_Task to carry out_:
Copy the data precisely, keeping every character.

*** Data shown ***

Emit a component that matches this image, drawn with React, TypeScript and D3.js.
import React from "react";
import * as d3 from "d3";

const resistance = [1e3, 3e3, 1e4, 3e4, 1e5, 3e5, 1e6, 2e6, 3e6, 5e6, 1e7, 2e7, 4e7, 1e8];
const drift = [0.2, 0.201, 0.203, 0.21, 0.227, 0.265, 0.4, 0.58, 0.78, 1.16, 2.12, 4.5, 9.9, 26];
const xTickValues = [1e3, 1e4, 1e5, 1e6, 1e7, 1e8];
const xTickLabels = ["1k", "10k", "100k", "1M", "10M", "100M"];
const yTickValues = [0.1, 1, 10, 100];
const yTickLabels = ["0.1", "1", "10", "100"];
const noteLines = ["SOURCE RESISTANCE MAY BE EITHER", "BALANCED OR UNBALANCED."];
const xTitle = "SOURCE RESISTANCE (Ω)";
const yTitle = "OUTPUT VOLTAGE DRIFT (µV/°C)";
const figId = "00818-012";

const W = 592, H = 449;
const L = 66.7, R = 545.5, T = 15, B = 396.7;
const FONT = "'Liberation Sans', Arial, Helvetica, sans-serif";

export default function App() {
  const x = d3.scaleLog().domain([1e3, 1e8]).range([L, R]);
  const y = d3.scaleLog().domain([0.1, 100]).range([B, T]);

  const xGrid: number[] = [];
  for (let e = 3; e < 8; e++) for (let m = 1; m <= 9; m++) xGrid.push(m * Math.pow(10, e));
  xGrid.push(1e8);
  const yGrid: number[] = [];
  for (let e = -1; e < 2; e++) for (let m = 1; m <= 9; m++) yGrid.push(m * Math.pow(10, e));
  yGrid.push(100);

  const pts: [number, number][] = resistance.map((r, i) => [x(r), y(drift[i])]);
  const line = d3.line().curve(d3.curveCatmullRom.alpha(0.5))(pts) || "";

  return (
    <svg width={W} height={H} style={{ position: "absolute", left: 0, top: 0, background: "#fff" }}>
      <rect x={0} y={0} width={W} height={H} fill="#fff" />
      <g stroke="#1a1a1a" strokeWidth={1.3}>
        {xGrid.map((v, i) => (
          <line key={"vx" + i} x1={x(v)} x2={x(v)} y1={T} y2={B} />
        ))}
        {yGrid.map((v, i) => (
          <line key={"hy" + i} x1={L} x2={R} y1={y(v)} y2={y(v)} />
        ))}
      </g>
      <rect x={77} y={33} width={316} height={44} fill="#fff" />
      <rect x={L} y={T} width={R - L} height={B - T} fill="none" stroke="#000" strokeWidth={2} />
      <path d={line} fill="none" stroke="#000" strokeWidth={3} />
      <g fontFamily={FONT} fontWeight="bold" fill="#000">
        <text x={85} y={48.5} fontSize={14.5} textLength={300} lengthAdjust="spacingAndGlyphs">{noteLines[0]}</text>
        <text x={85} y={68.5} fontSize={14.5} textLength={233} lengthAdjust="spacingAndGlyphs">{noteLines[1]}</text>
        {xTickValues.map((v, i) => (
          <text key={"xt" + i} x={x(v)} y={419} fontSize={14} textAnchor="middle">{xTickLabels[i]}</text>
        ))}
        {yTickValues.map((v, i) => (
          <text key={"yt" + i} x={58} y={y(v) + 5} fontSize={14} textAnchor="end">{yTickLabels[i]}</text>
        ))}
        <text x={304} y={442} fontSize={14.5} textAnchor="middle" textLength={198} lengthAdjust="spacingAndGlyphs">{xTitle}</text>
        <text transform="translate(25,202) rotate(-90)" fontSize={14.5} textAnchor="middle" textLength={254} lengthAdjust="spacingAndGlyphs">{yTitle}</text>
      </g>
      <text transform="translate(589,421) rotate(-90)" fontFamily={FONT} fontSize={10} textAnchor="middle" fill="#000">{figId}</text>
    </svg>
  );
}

***

_Response below_:
Emit a component that matches this image, drawn with React, TypeScript and D3.js.
import React from "react";
import * as d3 from "d3";

const resistance = [1e3, 3e3, 1e4, 3e4, 1e5, 3e5, 1e6, 2e6, 3e6, 5e6, 1e7, 2e7, 4e7, 1e8];
const drift = [0.2, 0.201, 0.203, 0.21, 0.227, 0.265, 0.4, 0.58, 0.78, 1.16, 2.12, 4.5, 9.9, 26];
const xTickValues = [1e3, 1e4, 1e5, 1e6, 1e7, 1e8];
const xTickLabels = ["1k", "10k", "100k", "1M", "10M", "100M"];
const yTickValues = [0.1, 1, 10, 100];
const yTickLabels = ["0.1", "1", "10", "100"];
const noteLines = ["SOURCE RESISTANCE MAY BE EITHER", "BALANCED OR UNBALANCED."];
const xTitle = "SOURCE RESISTANCE (Ω)";
const yTitle = "OUTPUT VOLTAGE DRIFT (µV/°C)";
const figId = "00818-012";

const W = 592, H = 449;
const L = 66.7, R = 545.5, T = 15, B = 396.7;
const FONT = "'Liberation Sans', Arial, Helvetica, sans-serif";

export default function App() {
  const x = d3.scaleLog().domain([1e3, 1e8]).range([L, R]);
  const y = d3.scaleLog().domain([0.1, 100]).range([B, T]);

  const xGrid: number[] = [];
  for (let e = 3; e < 8; e++) for (let m = 1; m <= 9; m++) xGrid.push(m * Math.pow(10, e));
  xGrid.push(1e8);
  const yGrid: number[] = [];
  for (let e = -1; e < 2; e++) for (let m = 1; m <= 9; m++) yGrid.push(m * Math.pow(10, e));
  yGrid.push(100);

  const pts: [number, number][] = resistance.map((r, i) => [x(r), y(drift[i])]);
  const line = d3.line().curve(d3.curveCatmullRom.alpha(0.5))(pts) || "";

  return (
    <svg width={W} height={H} style={{ position: "absolute", left: 0, top: 0, background: "#fff" }}>
      <rect x={0} y={0} width={W} height={H} fill="#fff" />
      <g stroke="#1a1a1a" strokeWidth={1.3}>
        {xGrid.map((v, i) => (
          <line key={"vx" + i} x1={x(v)} x2={x(v)} y1={T} y2={B} />
        ))}
        {yGrid.map((v, i) => (
          <line key={"hy" + i} x1={L} x2={R} y1={y(v)} y2={y(v)} />
        ))}
      </g>
      <rect x={77} y={33} width={316} height={44} fill="#fff" />
      <rect x={L} y={T} width={R - L} height={B - T} fill="none" stroke="#000" strokeWidth={2} />
      <path d={line} fill="none" stroke="#000" strokeWidth={3} />
      <g fontFamily={FONT} fontWeight="bold" fill="#000">
        <text x={85} y={48.5} fontSize={14.5} textLength={300} lengthAdjust="spacingAndGlyphs">{noteLines[0]}</text>
        <text x={85} y={68.5} fontSize={14.5} textLength={233} lengthAdjust="spacingAndGlyphs">{noteLines[1]}</text>
        {xTickValues.map((v, i) => (
          <text key={"xt" + i} x={x(v)} y={419} fontSize={14} textAnchor="middle">{xTickLabels[i]}</text>
        ))}
        {yTickValues.map((v, i) => (
          <text key={"yt" + i} x={58} y={y(v) + 5} fontSize={14} textAnchor="end">{yTickLabels[i]}</text>
        ))}
        <text x={304} y={442} fontSize={14.5} textAnchor="middle" textLength={198} lengthAdjust="spacingAndGlyphs">{xTitle}</text>
        <text transform="translate(25,202) rotate(-90)" fontSize={14.5} textAnchor="middle" textLength={254} lengthAdjust="spacingAndGlyphs">{yTitle}</text>
      </g>
      <text transform="translate(589,421) rotate(-90)" fontFamily={FONT} fontSize={10} textAnchor="middle" fill="#000">{figId}</text>
    </svg>
  );
}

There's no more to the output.